The materials for the new additions are selected and paired respectfully. A highly transparent yet sun-controlled curtain wall facade affords views to the streets, parks, and city. The sun blades are expressed in a large stretcher bond pattern, alluding to the bricks of the Hotel below. To the west, an elevated angled window wall looks back and down to Little Lonsdale Street with corner pop-out meeting space revealing the activity within to the plaza below.
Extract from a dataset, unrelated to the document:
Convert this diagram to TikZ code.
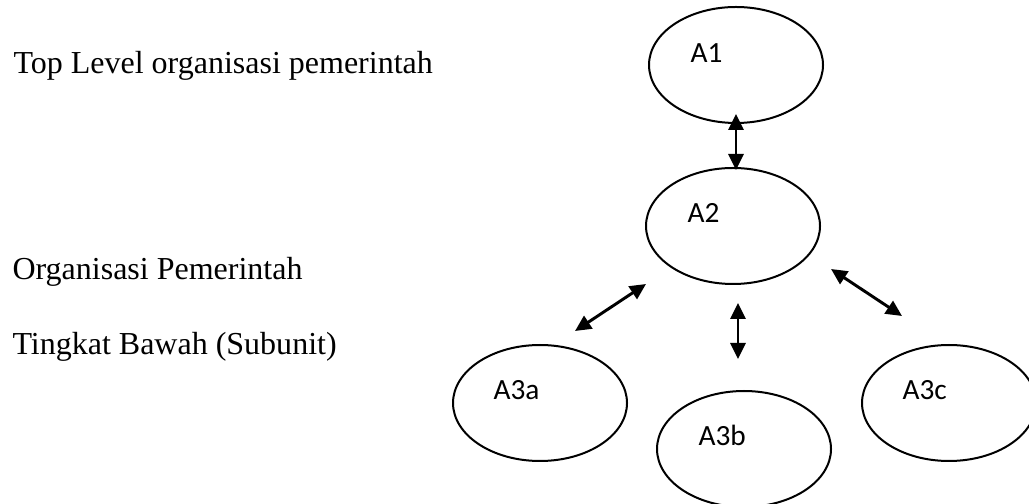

To maximise the urban potential of the site, the design focuses on activating a permeable ground plane. Extending through the lobby and connecting back to an existing, ramped pedestrian link between Casselden Place and the Urban Workshop. The landscaping to the plaza elevates the link as a place to linger rather than just a thoroughfare. Maintaining the fine grain character of the precinct, the ground level is designed around the human scale, promoting access and connectivity.
271 Spring Street weaves together community and office spaces, historic and contemporary architecture within the context of a highly successful urban precinct. The considered and contemporary addition of a commercial office building forms an exemplary landmark corner to the precinct. 271 Spring St puts in place the final set piece in this unique city district.